Oceanside Transit Center is a major railway interchange in Oceanside, California, serving both intercity and suburban/commuter services. The station is used by Amtrak on the route of its Pacific Surfliner service between San Diego and San Luis Obispo. It is also a terminus for two different regional transit operators – Metrolink, the commuter rail operator for the Los Angeles area, has two of its services, the Orange County Line and Inland Empire–Orange County Line, that terminate at Oceanside (the only Metrolink station in San Diego County), while the North County Transit District (NCTD), the operator for most of the public transport in the North County, has its COASTER and SPRINTER services also terminating at Oceanside.
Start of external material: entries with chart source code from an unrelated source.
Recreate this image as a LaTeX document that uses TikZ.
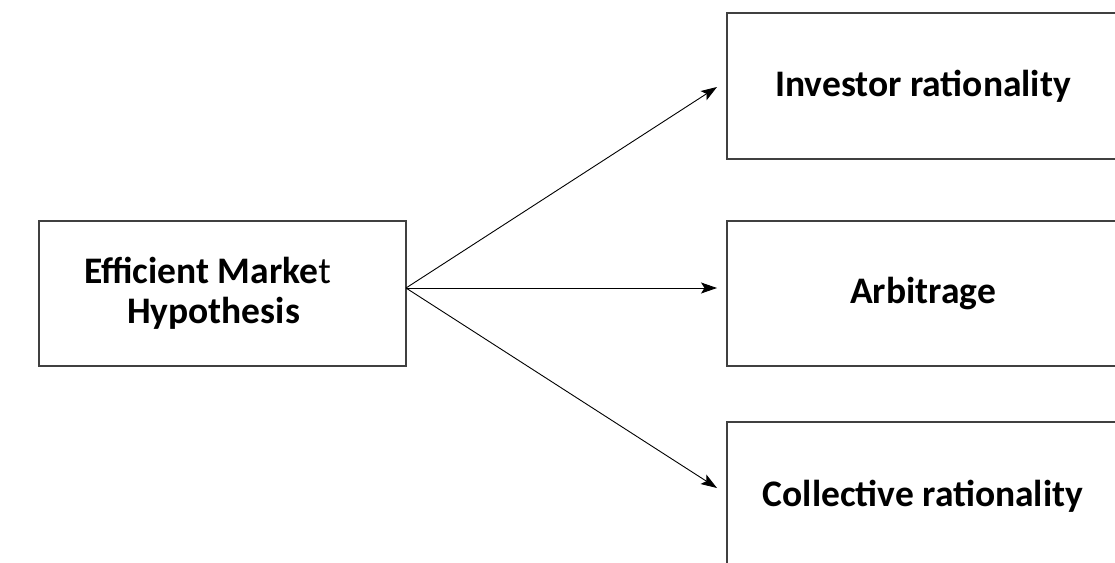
\documentclass[tikz,border=0pt]{standalone}
\usepackage{fontspec}
\setmainfont{Carlito}
\usetikzlibrary{arrows.meta}
\begin{document}
\begin{tikzpicture}[x=1pt,y=-1pt,
  box/.style={draw=black!75,line width=1.4pt,inner sep=0pt,align=center,font=\bfseries\fontsize{37.5}{40}\selectfont},
  label/.style={inner sep=0pt,align=center,font=\bfseries\fontsize{37.5}{40}\selectfont},
  conn/.style={line width=0.9pt,-{Stealth[length=16pt,width=11pt,inset=3.5pt]}}]
\useasboundingbox (0,0) rectangle (1115,562);
\clip (0,0) rectangle (1115,562);
\node[box,minimum width=367pt,minimum height=145pt] (emh) at (222.5,293.5) {};
\node[label] (emhtext) at (213.5,293) {Efficient Marke\textmd{t}\hspace*{12pt}\\Hypothesis};
\node[box,minimum width=392pt,minimum height=146pt] (inv) at (923,86) {Investor rationality};
\node[box,minimum width=392pt,minimum height=145pt] (arb) at (923,293.5) {Arbitrage};
\node[box,minimum width=392pt,minimum height=148pt] (col) at (923,496) {Collective rationality};
\coordinate (src) at (406,288);
\coordinate (tinv) at (717,87);
\coordinate (tarb) at (717,288);
\coordinate (tcol) at (717,488);
\draw[conn] (src) -- (tinv);
\draw[conn] (src) -- (tarb);
\draw[conn] (src) -- (tcol);
\end{tikzpicture}
\end{document}
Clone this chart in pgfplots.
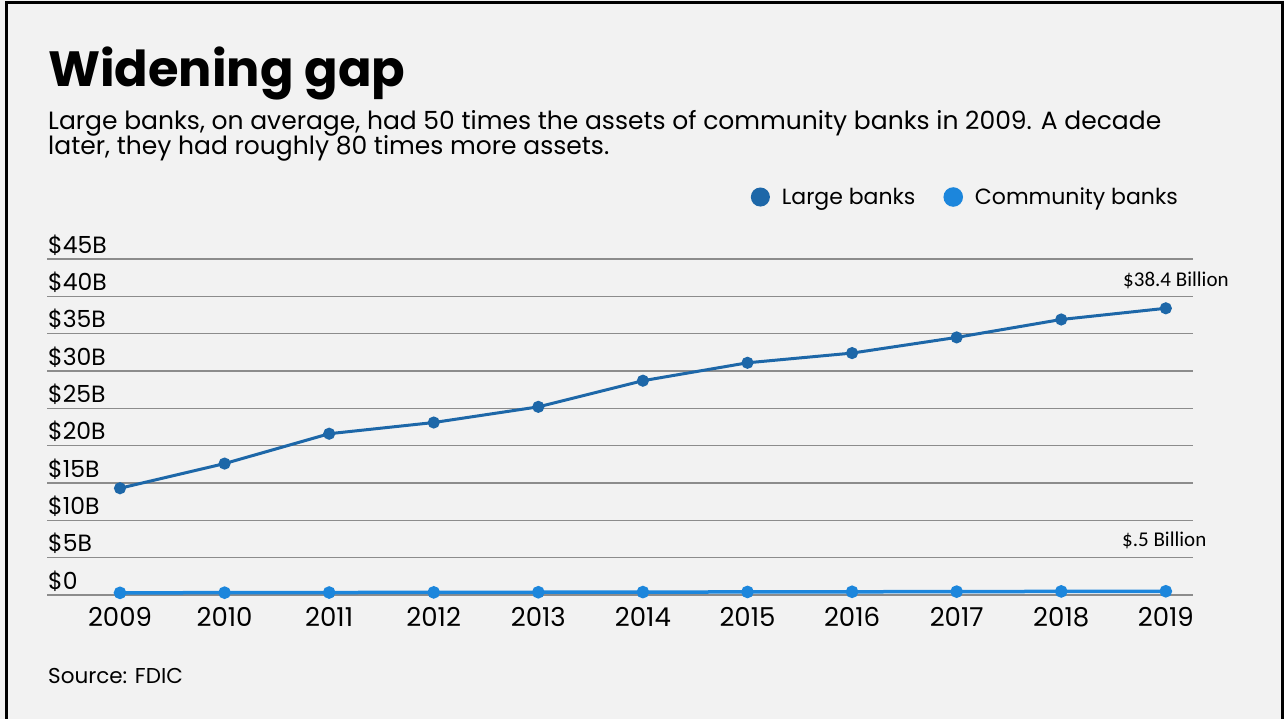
\documentclass[border=0pt]{standalone}
\usepackage{pgfplots}
\pgfplotsset{compat=1.18}
\usepackage{fontspec}
\setmainfont{Poppins}
\newfontfamily\annofont{Carlito}
\definecolor{bgc}{HTML}{F2F2F2}
\definecolor{largec}{HTML}{1D67A8}
\definecolor{commc}{HTML}{1C86DC}
\definecolor{gridc}{HTML}{8C8C8C}
\newcommand{\fs}[1]{\fontsize{#1}{#1}\selectfont}

\begin{document}
\begin{tikzpicture}[x=1pt,y=-1pt]
\useasboundingbox (0,0) rectangle (1284,719);
\fill[bgc] (0,0) rectangle (1284,719);
\draw[black,line width=3pt] (6,719) -- (6,3) -- (1282,3) -- (1282,719);

% headline and deck
\node[anchor=base west,inner sep=0pt,font=\fs{49.5}\bfseries] at (48,87) {Widening gap};
\node[anchor=base west,inner sep=0pt,font=\fs{25}] at (48,130)
  {Large banks, on average, had 50 times the assets of community banks in 2009. A decade};
\node[anchor=base west,inner sep=0pt,font=\fs{25}] at (48,155)
  {later, they had roughly 80 times more assets.};

\begin{axis}[
  at={(47pt,-595pt)}, anchor=south west,
  width=1146pt, height=336pt, scale only axis,
  xmin=-0.698, xmax=10.26, ymin=0, ymax=45,
  clip=false,
  axis line style={draw=none},
  tick style={draw=none},
  ymajorgrids, grid style={gridc,line width=1.5pt},
  ytick={0,5,...,45},
  yticklabels={\$0,\$5B,\$10B,\$15B,\$20B,\$25B,\$30B,\$35B,\$40B,\$45B},
  yticklabel style={anchor=base west,inner sep=0pt,xshift=1pt,yshift=6pt,font=\fs{23.5}},
  xtick={0,...,10},
  xticklabels={2009,2010,2011,2012,2013,2014,2015,2016,2017,2018,2019},
  xticklabel style={anchor=north,inner sep=0pt,yshift=-12pt,font=\fs{26}},
  legend style={at={(0.9887,1.1845)},anchor=east,draw=none,fill=none,
    inner sep=0pt,font=\fs{22},legend columns=2,
    /tikz/every odd column/.append style={column sep=10pt},
    /tikz/every even column/.append style={column sep=26pt}},
  legend image code/.code={\fill[#1] (4pt,0pt) circle (8pt);},
]
\addplot[largec,line width=3pt,mark=*,mark size=4.5pt] coordinates {
  (0,14.3) (1,17.6) (2,21.6) (3,23.1) (4,25.2) (5,28.7)
  (6,31.1) (7,32.4) (8,34.5) (9,36.9) (10,38.4)};
\addlegendentry{Large banks}
\addplot[commc,line width=3.5pt,mark=*,mark size=4.5pt] coordinates {
  (0,0.29) (1,0.31) (2,0.33) (3,0.35) (4,0.37) (5,0.39)
  (6,0.41) (7,0.43) (8,0.45) (9,0.48) (10,0.5)};
\addlegendentry{Community banks}
\end{axis}

% value call-outs
\node[anchor=base west,inner sep=0pt,font=\annofont\fs{21}] at (1123,287) {\$38.4 Billion};
\node[anchor=base west,inner sep=0pt,font=\annofont\fs{21}] at (1122,546) {\$.5 Billion};

\node[anchor=base west,inner sep=0pt,font=\fs{21.5}] at (48,683) {Source: FDIC};
\end{tikzpicture}
\end{document}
Oceanside Transit Center is also served by Greyhound Lines and numerous NCTD BREEZE buses.

== History ==
Oceanside Transit Center was built in 1984, and serves as a replacement for a 1946-built Santa Fe Depot, which was torn down in 1988. The former station was itself a replacement for an 1886-built Santa Fe Depot. This station became one of the original 9 stations on Metrolink's Orange County Line when that line opened on March 28, 1994, and North County Transit District's COASTER commuter rail began serving this station when the line opened on February 27, 1995 and Metrolink's Inland Empire–Orange County Line began serving this station regularly in the early 2000s after serving the station on a temporary basis from that line's opening on October 2, 1995, until the early 2000s and North County Transit District's SPRINTER hybrid rail service began serving this station when it opened on March 9, 2008.

=== Expansion ===
To enhance the regional transit service, this station underwent a major expansion including building a third track and platform in the middle of the existing tracks, extending all platforms, and adding a passenger walkway. Construction on the project began in 2016, the third platform opened in May 2017, and Platform 1 reopened November 20.